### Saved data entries
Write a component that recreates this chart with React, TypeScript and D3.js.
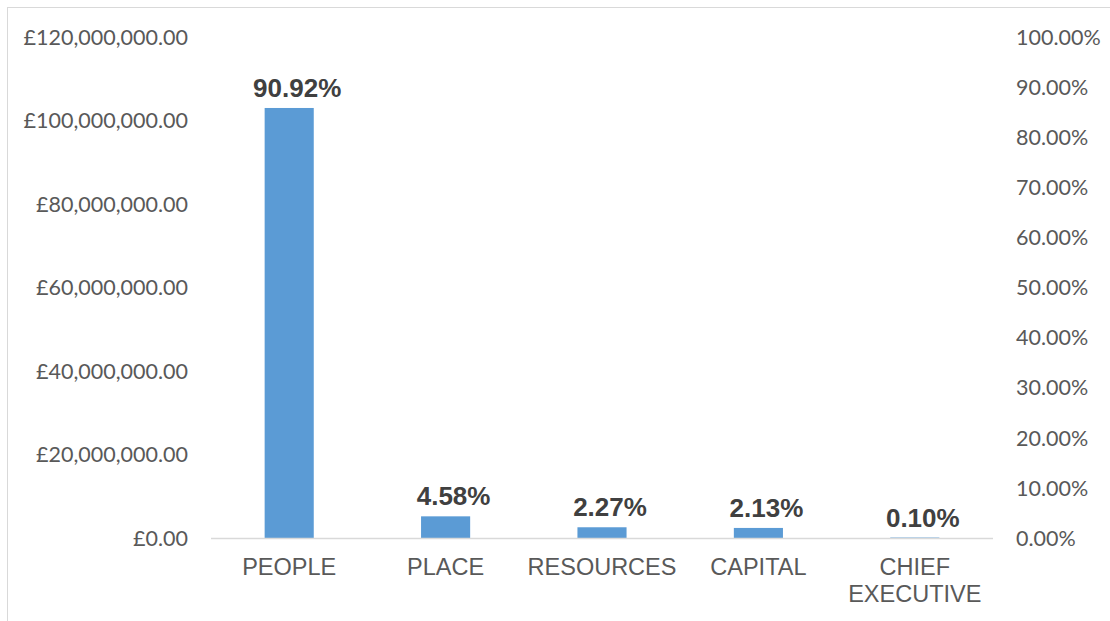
import React from "react";
import * as d3 from "d3";

const categories: string[][] = [["PEOPLE"], ["PLACE"], ["RESOURCES"], ["CAPITAL"], ["CHIEF", "EXECUTIVE"]];
const amounts: number[] = [103000000, 5190000, 2570000, 2410000, 113000];
const percentLabels: string[] = ["90.92%", "4.58%", "2.27%", "2.13%", "0.10%"];
const leftTicks: number[] = [0, 20000000, 40000000, 60000000, 80000000, 100000000, 120000000];
const rightTicks: number[] = [0, 0.1, 0.2, 0.3, 0.4, 0.5, 0.6, 0.7, 0.8, 0.9, 1.0];

const W = 1110;
const H = 621;
const plot = { left: 211, right: 993, top: 37, bottom: 538 };

export default function App() {
  const x = d3
    .scaleBand<number>()
    .domain(d3.range(categories.length))
    .range([plot.left, plot.right])
    .paddingInner(0.686)
    .paddingOuter(0.343);
  const y = d3.scaleLinear().domain([0, 120000000]).range([plot.bottom, plot.top]);
  const y2 = d3.scaleLinear().domain([0, 1]).range([plot.bottom, plot.top]);
  const fmtMoney = (v: number) => "£" + d3.format(",.2f")(v);
  const fmtPct = (v: number) => d3.format(".2%")(v);
  const tickFont = "Lato, 'Open Sans', sans-serif";
  const arial = "'Liberation Sans', Arial, sans-serif";

  return (
    <svg width={W} height={H} style={{ position: "absolute", left: 0, top: 0, background: "#fff" }}>
      <rect x={7.5} y={7.5} width={W} height={H} fill="#fff" stroke="#d9d9d9" strokeWidth={1} />
      {leftTicks.map((t) => (
        <text key={"l" + t} x={188} y={y(t)} dy="0.36em" textAnchor="end" fontFamily={tickFont} fontSize={21.5} fill="#595959">
          {fmtMoney(t)}
        </text>
      ))}
      {rightTicks.map((t) => (
        <text key={"r" + t} x={1016} y={y2(t)} dy="0.36em" textAnchor="start" fontFamily={tickFont} fontSize={21.5} fill="#595959">
          {fmtPct(t)}
        </text>
      ))}
      {amounts.map((v, i) => (
        <rect key={"b" + i} x={x(i)!} y={y(v)} width={x.bandwidth()} height={plot.bottom - y(v)} fill="#5B9BD5" />
      ))}
      <line x1={plot.left} x2={plot.right} y1={plot.bottom + 0.5} y2={plot.bottom + 0.5} stroke="#d9d9d9" strokeWidth={1.5} />
      {amounts.map((v, i) => (
        <text
          key={"p" + i}
          x={x(i)! + x.bandwidth() / 2 + 8}
          y={y(v) - 11}
          textAnchor="middle"
          fontFamily={arial}
          fontWeight="bold"
          fontSize={26}
          fill="#404040"
        >
          {percentLabels[i]}
        </text>
      ))}
      {categories.map((lines, i) => (
        <text key={"c" + i} x={x(i)! + x.bandwidth() / 2} y={575} textAnchor="middle" fontFamily={arial} fontSize={23.5} fill="#595959">
          {lines.map((ln, j) => (
            <tspan key={j} x={x(i)! + x.bandwidth() / 2} dy={j === 0 ? 0 : 27}>
              {ln}
            </tspan>
          ))}
        </text>
      ))}
    </svg>
  );
}
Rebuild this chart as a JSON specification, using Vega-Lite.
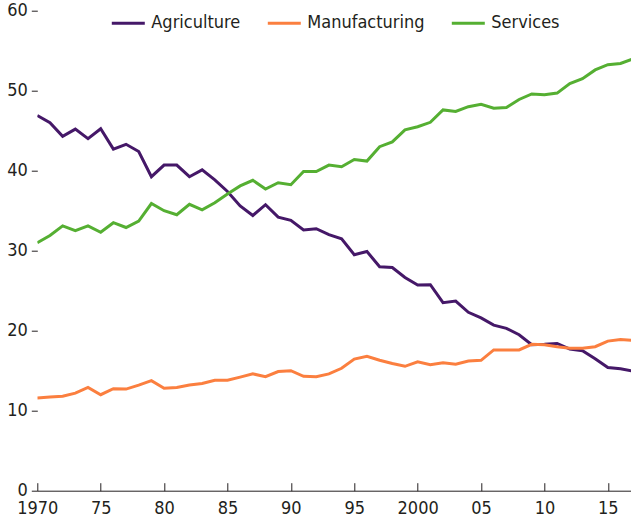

### Goal of the exercise
Reproduce each line of the material containing the word "chart".

### Answer
Write a component that recreates this chart with React, TypeScript and D3.js.
Rebuild this chart as a JSON specification, using Vega-Lite.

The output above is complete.